--- Start Provided records ---

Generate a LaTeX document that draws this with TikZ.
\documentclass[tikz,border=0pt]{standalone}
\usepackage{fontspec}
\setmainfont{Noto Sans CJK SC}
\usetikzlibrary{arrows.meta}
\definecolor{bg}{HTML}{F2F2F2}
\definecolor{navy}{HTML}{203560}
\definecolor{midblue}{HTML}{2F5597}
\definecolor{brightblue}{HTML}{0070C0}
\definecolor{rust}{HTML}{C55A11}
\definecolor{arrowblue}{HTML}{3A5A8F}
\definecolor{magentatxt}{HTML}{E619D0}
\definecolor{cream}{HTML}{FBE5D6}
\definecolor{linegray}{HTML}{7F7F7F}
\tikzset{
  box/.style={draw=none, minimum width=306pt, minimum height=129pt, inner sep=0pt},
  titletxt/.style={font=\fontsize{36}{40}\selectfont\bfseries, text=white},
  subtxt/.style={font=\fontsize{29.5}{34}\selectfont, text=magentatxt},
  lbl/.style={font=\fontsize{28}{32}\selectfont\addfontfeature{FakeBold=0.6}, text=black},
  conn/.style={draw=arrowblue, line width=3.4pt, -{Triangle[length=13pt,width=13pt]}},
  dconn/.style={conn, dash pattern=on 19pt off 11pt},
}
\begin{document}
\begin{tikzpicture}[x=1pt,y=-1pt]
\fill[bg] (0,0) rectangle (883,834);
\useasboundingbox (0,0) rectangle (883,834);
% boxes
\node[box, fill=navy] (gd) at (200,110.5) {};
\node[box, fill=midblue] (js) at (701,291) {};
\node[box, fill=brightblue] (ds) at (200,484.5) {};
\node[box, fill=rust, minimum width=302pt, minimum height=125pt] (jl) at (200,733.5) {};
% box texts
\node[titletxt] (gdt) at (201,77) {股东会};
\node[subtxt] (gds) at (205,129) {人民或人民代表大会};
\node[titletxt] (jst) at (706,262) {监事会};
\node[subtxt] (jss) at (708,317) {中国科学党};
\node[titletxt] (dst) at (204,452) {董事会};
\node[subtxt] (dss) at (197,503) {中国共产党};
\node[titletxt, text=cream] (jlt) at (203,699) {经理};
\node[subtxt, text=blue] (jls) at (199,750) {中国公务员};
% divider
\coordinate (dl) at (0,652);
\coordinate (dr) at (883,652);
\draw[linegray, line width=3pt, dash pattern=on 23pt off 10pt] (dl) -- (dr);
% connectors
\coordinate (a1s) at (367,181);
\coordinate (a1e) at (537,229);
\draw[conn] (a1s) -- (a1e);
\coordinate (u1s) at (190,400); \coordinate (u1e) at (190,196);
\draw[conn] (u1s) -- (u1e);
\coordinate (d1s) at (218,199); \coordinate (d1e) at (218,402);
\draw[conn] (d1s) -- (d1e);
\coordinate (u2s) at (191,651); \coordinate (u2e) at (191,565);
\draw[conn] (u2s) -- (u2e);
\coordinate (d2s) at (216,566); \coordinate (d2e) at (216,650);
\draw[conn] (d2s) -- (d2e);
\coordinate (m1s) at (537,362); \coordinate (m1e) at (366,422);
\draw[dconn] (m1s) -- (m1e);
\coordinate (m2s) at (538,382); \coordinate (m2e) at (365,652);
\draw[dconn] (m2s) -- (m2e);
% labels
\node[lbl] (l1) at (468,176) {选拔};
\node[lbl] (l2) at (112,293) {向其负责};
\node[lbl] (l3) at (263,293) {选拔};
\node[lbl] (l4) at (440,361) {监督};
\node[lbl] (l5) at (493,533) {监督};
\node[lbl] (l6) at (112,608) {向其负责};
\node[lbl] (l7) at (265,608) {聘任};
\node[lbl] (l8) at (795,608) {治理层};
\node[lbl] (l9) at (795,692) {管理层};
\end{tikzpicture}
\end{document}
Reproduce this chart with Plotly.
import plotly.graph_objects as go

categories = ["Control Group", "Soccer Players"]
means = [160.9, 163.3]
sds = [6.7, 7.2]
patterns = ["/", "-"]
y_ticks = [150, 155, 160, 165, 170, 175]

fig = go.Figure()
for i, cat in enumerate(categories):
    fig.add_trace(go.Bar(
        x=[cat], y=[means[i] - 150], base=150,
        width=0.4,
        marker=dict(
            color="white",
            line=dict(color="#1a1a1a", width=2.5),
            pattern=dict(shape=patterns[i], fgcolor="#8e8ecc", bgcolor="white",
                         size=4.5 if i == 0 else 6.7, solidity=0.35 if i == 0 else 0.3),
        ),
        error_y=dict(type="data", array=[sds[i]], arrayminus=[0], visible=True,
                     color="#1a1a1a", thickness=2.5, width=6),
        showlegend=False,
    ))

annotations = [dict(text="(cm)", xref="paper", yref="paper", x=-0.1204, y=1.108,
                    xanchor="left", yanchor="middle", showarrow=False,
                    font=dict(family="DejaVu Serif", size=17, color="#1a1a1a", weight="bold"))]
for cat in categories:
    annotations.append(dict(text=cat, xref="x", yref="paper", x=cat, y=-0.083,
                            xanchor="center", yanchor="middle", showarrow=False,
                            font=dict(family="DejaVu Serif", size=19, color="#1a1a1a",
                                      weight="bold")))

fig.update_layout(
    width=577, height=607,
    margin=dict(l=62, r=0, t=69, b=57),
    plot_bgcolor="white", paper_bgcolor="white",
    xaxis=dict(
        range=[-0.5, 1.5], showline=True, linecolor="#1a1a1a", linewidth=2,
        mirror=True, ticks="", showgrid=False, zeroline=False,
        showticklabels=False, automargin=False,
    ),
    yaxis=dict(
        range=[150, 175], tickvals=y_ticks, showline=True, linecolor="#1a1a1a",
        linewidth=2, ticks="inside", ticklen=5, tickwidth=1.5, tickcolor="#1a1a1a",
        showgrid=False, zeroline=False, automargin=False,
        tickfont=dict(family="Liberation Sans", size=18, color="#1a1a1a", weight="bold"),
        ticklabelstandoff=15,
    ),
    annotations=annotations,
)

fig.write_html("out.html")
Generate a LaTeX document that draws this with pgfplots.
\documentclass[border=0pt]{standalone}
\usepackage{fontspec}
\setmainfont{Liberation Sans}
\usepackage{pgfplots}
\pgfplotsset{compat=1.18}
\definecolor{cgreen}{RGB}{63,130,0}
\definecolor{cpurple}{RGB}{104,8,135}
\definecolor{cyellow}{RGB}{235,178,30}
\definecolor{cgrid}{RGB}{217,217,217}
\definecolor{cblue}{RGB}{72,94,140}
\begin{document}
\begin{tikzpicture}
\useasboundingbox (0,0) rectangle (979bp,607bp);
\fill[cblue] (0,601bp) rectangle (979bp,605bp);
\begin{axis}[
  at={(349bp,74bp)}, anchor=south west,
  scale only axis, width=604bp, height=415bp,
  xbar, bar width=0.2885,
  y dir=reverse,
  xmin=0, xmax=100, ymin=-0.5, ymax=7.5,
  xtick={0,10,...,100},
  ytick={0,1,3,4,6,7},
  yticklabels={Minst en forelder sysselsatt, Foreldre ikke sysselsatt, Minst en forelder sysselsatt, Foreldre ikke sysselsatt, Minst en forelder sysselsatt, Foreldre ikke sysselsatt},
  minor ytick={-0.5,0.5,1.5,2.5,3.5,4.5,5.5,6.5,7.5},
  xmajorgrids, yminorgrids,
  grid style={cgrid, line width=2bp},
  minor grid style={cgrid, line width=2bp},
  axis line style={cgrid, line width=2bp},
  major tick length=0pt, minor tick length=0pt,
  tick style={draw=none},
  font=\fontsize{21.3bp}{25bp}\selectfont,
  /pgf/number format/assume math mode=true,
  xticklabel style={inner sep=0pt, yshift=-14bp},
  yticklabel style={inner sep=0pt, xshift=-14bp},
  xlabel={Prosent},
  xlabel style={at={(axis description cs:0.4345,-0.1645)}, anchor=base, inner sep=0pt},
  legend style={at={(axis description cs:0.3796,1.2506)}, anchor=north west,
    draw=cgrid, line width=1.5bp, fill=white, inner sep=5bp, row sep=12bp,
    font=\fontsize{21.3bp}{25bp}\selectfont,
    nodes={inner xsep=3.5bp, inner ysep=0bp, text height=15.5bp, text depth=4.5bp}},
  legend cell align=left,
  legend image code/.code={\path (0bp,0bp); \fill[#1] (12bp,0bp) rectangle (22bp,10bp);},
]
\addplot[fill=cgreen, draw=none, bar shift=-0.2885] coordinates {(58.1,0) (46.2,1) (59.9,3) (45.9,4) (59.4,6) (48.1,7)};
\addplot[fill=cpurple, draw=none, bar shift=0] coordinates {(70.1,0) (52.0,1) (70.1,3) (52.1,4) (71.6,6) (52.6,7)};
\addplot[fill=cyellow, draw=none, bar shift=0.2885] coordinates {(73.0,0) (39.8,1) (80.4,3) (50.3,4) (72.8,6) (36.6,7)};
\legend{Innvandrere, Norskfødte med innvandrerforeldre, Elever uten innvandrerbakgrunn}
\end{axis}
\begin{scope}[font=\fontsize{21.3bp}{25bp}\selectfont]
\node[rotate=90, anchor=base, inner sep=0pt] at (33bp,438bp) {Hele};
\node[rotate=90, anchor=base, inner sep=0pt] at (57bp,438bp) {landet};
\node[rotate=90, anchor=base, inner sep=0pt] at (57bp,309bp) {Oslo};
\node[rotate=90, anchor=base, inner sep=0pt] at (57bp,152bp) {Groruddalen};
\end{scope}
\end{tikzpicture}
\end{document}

--- End Provided records ---

Goal
All lines above from the one containing "Reproduce this chart with Plotly." to the one containing "y_ticks = [150, 155, 160, 165, 170, 175]" must be repeated exactly, both lines included, and no others.

Expected output
Reproduce this chart with Plotly.
import plotly.graph_objects as go

categories = ["Control Group", "Soccer Players"]
means = [160.9, 163.3]
sds = [6.7, 7.2]
patterns = ["/", "-"]
y_ticks = [150, 155, 160, 165, 170, 175]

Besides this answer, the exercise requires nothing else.